I don't expect to run marathons any time soon. I don't expect to run fast. (In fact, yesterday when I had to get around a neighbor determined to assault the sidewalk with his leafblower--please note that, while the cool evening felt a bit autumnal, it is still July to the trees--I discovered that I actually run not much faster than I walk.) I don't expect my love of walking to diminish. I just wanted to do something healthy, something that could be done in less time than my daily walk and would therefore give me more time for other things (read: LSAT.) There isn't much else to say on this topic, not yet at least. I do not have too many funny stories.

Someone once warned me that when you first start running, "it sucks." I can tell you that I have found some truth to this statement. Within my first couple of blocks, some days not even two blocks in, I find myself thinking, "Nooooooooooo. I'm going to diiiiiiiiiiiiieeeeeee. Aaauuugghhhhh." I push through, and by the seventh block, I am having fun. One day, I was having so much fun that I tried to run up The Big Hill. I made it halfway. It was about 6:30 in the morning, and halfway up the big hill, panting and gasping as though for my very life and existence, I stopped running and walked, wheezily, the rest of the way up and down the hill. I imagined all of the residents of the street lining The Big Hill were sitting in their front rooms, drinking their morning coffee, watching me and laughing. In fact, I imagine that they do this all the time--sit inside watching the many others who have no doubt been defeated by The Big Hill.

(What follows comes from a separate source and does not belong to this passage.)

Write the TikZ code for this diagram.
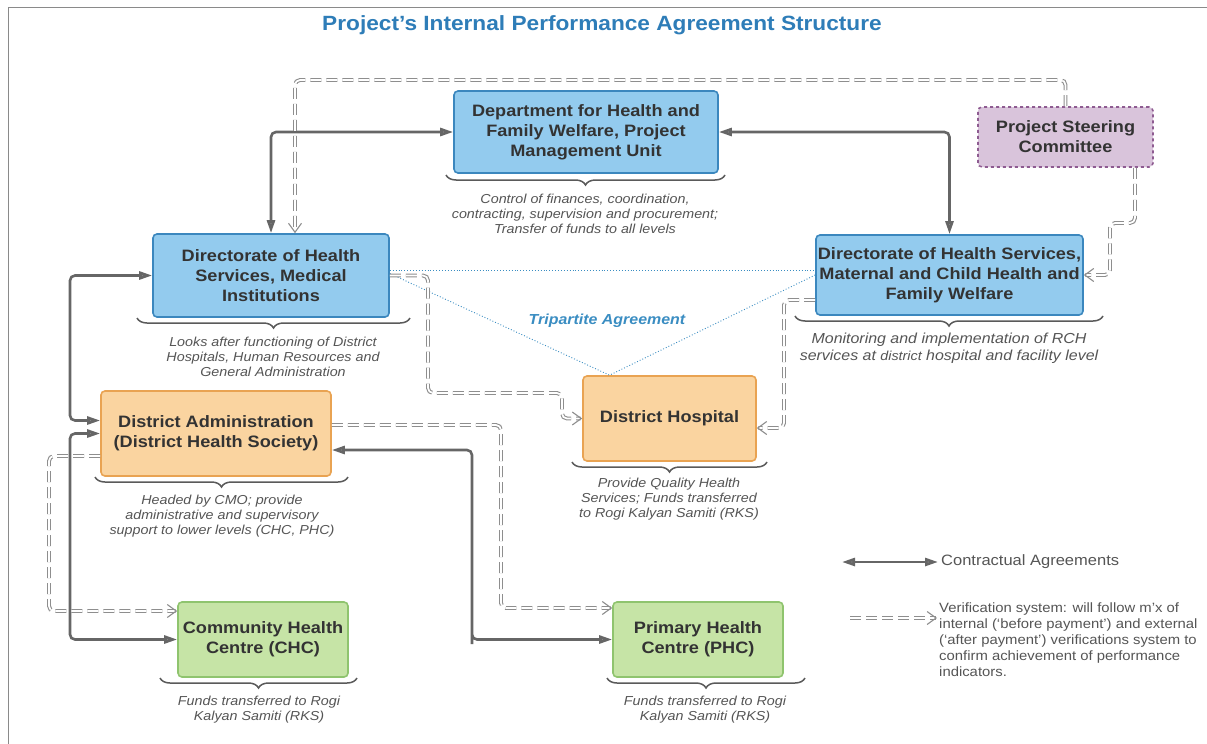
\documentclass[tikz,border=0pt]{standalone}
\usepackage{fontspec}
\setmainfont[FakeStretch=1.1]{Liberation Sans}
\usetikzlibrary{arrows.meta,decorations.pathreplacing,calc}

\definecolor{bluefill}{HTML}{93CBEE}
\definecolor{blueedge}{HTML}{3B87BE}
\definecolor{orangefill}{HTML}{FAD4A0}
\definecolor{orangeedge}{HTML}{E9A352}
\definecolor{greenfill}{HTML}{C6E4A6}
\definecolor{greenedge}{HTML}{8FC46E}
\definecolor{purplefill}{HTML}{D9C4DB}
\definecolor{purpleedge}{HTML}{8E5B91}
\definecolor{boxtext}{HTML}{333333}
\definecolor{notetext}{HTML}{555555}
\definecolor{titleblue}{HTML}{2E7DB8}
\definecolor{tripblue}{HTML}{3A8DC2}
\definecolor{conline}{HTML}{666666}
\definecolor{tipfill}{HTML}{8C8C8C}
\definecolor{verline}{HTML}{8E8E8E}
\definecolor{framecol}{HTML}{8A8A8A}
\definecolor{bracecol}{HTML}{5A5A5A}

\begin{document}
\begin{tikzpicture}[x=1pt,y=-1pt,
  box/.style={draw, line width=1.6pt, rounded corners=4pt, align=center,
    font=\fontsize{16.5}{20}\selectfont\bfseries, text=boxtext, inner sep=0pt},
  bluebox/.style={box, fill=bluefill, draw=blueedge},
  orangebox/.style={box, fill=orangefill, draw=orangeedge},
  greenbox/.style={box, fill=greenfill, draw=greenedge},
  purplebox/.style={box, fill=purplefill, draw=purpleedge, dashed},
  note/.style={font=\fontsize{13}{15}\selectfont\itshape, text=notetext,
    align=center, anchor=north, inner sep=0pt},
  brc/.style={draw=bracecol, line width=1.5pt, decorate,
    decoration={brace, mirror, amplitude=10pt}},
  contract/.style={draw=conline, line width=2.6pt, rounded corners=5pt,
    {Triangle[length=13pt,width=8pt,fill=tipfill]}-{Triangle[length=13pt,width=8pt,fill=tipfill]}},
  verif/.style={draw=verline, line width=1.1pt, double=white, double distance=1.7pt,
    dash pattern=on 11pt off 5pt, rounded corners=5pt,
    -{Straight Barb[length=9pt,width=13pt]}},
  tri/.style={draw=tripblue, line width=0.9pt, dotted},
]
\useasboundingbox[fill=white] (0,0) rectangle (1207,744);

% frame
\draw[framecol, line width=1pt] (8,744) -- (8,7) -- (1207,7);

% title
\node[font=\fontsize{20.6}{24}\selectfont\bfseries, text=titleblue] (title) at (602,25)
  {Project's Internal Performance Agreement Structure};

% organisation boxes
\node[bluebox, minimum width=264pt, minimum height=82pt] (pmu) at (586,132)
  {Department for Health and\\Family Welfare, Project\\Management Unit};
\node[purplebox, minimum width=175pt, minimum height=60pt] (psc) at (1065.5,137)
  {Project Steering\\Committee};
\node[bluebox, minimum width=236pt, minimum height=83pt] (dhsmi) at (271,275.5)
  {Directorate of Health\\Services, Medical\\Institutions};
\node[bluebox, minimum width=267pt, minimum height=80pt] (dhsmch) at (949.5,275)
  {Directorate of Health Services,\\Maternal and Child Health and\\Family Welfare};
\node[orangebox, minimum width=230pt, minimum height=85pt] (da) at (216,433.5)
  {District Administration\\(District Health Society)};
\node[orangebox, minimum width=173pt, minimum height=85pt] (dh) at (669.5,418.5)
  {District Hospital};
\node[greenbox, minimum width=170pt, minimum height=75pt] (chc) at (263,639.5)
  {Community Health\\Centre (CHC)};
\node[greenbox, minimum width=170pt, minimum height=75pt] (phc) at (698,639.5)
  {Primary Health\\Centre (PHC)};

% braces and descriptions
\draw[brc] (446,175) -- (725,175);
\node[note] (pmunote) at (585,194)
  {Control of finances, coordination,\\contracting, supervision and procurement;\\Transfer of funds to all levels};
\draw[brc] (137,318) -- (410,318);
\node[note] (dhsminote) at (273,337)
  {Looks after functioning of District\\Hospitals, Human Resources and\\General Administration};
\draw[brc] (795,316) -- (1103,316);
\node[note, font=\fontsize{14.5}{17}\selectfont\itshape] (dhsmchnote) at (949,333)
  {Monitoring and implementation of RCH\\services at {\fontsize{13}{17}\selectfont district} hospital and facility level};
\draw[brc] (95,477) -- (348,477);
\node[note] (danote) at (222,495)
  {Headed by CMO; provide\\administrative and supervisory\\support to lower levels (CHC, PHC)};
\draw[brc] (572,462) -- (767,462);
\node[note] (dhnote) at (669,478)
  {Provide Quality Health\\Services; Funds transferred\\to Rogi Kalyan Samiti (RKS)};
\draw[brc] (160,678) -- (357,678);
\node[note] (chcnote) at (259,696)
  {Funds transferred to Rogi\\Kalyan Samiti (RKS)};
\draw[brc] (607,678) -- (805,678);
\node[note] (phcnote) at (705,696)
  {Funds transferred to Rogi\\Kalyan Samiti (RKS)};

% tripartite agreement
\draw[tri] ([yshift=5.5pt]dhsmi.east) -- ([yshift=5pt]dhsmch.west);
\draw[tri] ([yshift=2pt]dhsmi.east) -- ([xshift=-60pt]dh.north);
\draw[tri] ([yshift=0pt]dhsmch.west) -- ([xshift=-60pt]dh.north);
\node[font=\fontsize{14.5}{16}\selectfont\bfseries\itshape, text=tripblue] (trilabel) at (607,321)
  {Tripartite Agreement};

% bend points
\coordinate (vtop) at (295,80);
\coordinate (k1) at (1135,223);
\coordinate (k2) at (1110,223);
\coordinate (lx) at (70,0);
\coordinate (v3) at (49,611);
\coordinate (v4) at (501,608);
\coordinate (c4) at (472,639);
\coordinate (v5) at (428,393);
\coordinate (v6) at (562,393);
\coordinate (v7) at (784,428);

% contractual agreements
\draw[contract] (dhsmi.north) |- (pmu.west);
\draw[contract] (dhsmch.north) |- (pmu.east);
\draw[contract] (dhsmi.west) -- (dhsmi.west -| lx) |- ([yshift=13pt]da.west);
\draw[contract] (da.west) -- (da.west -| lx) |- (chc.west);
\draw[contract] ([yshift=-16.5pt]da.east) -| (c4) |- (phc.west);

% verification system
\draw[verif] (psc.north) |- (vtop) -- (vtop |- dhsmi.north);
\draw[verif] (k1 |- psc.south) -- (k1) -- (k2) |- (dhsmch.east);
\draw[verif] ([yshift=-22.5pt]da.west) -| (v3) -- ([yshift=28.5pt]chc.west);
\draw[verif] ([yshift=8.5pt]da.east) -| (v4) -- ([yshift=31.5pt]phc.west);
\draw[verif] (dhsmi.east) -| (v5) -- (v6) |- (dh.west);
\draw[verif] ([yshift=-25pt]dhsmch.west) -| (v7) -- ([yshift=-9.5pt]dh.east);

% legend
\coordinate (lc1) at (842,562);
\coordinate (lc2) at (938,562);
\draw[contract] (lc1) -- (lc2);
\node[anchor=west, inner sep=0pt, font=\fontsize{15}{17}\selectfont, text=notetext] (lctext) at (941,562)
  {Contractual Agreements};
\coordinate (lv1) at (850,618);
\coordinate (lv2) at (937,618);
\draw[verif] (lv1) -- (lv2);
\node[anchor=north west, inner sep=0pt, align=left, font=\fontsize{13.5}{15.8}\selectfont, text=notetext] (lvtext) at (939,603)
  {Verification system: will follow m'x of\\internal (`before payment') and external\\(`after payment') verifications system to\\confirm achievement of performance\\indicators.};
\end{tikzpicture}
\end{document}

When I am driving my car, runners who use the middle of the road and not the sidewalk have been a source of irritation. It seems unsafe. Especially at night, but that's another story. What I am telling you now is that my experiences have shed some light on why Portland runners might shun the sidewalk, at least during Spider Season. One evening, I tried to keep track of how many spider webs I ran through. Four. And then I stopped counting. I think I even swallowed a couple spiders. I still run on the sidewalk, though.

Which brings me to another point, a possible rant. I would like to start a new self-righteous campaign in this city. I would like to make stickers and T-shirts even. Share the Sidewalk. I Share the Sidewalk. I'm not talking about slow runners or regular dog-walkers. Here are some examples of some of the more extreme situations I have had to dodge on the sidewalk:

1. Tai Chi and/or Yoga Once, I saw a walker come to a sudden stop, plant herself in the middle of the sidewalk, and commence a series of complex stretches and poses. Morning tai chi is one thing, but is there really no better place to do this?
2. Playing Fetch With not one but two dogs. On the sidewalk. You can see the potential for peril; where there is a sidewalk there is also a road with CARS. Come on, dude. Grant Park has an off-leash area!
3. Bikes. BIKES! Sharing the Road not working out?

Speaking of which, I once also a man running directly on the yellow line of a somewhat busy road in our neighborhood. I never saw him again. I hope he's okay.

And that's pretty much it--all I have to say about my new hobby.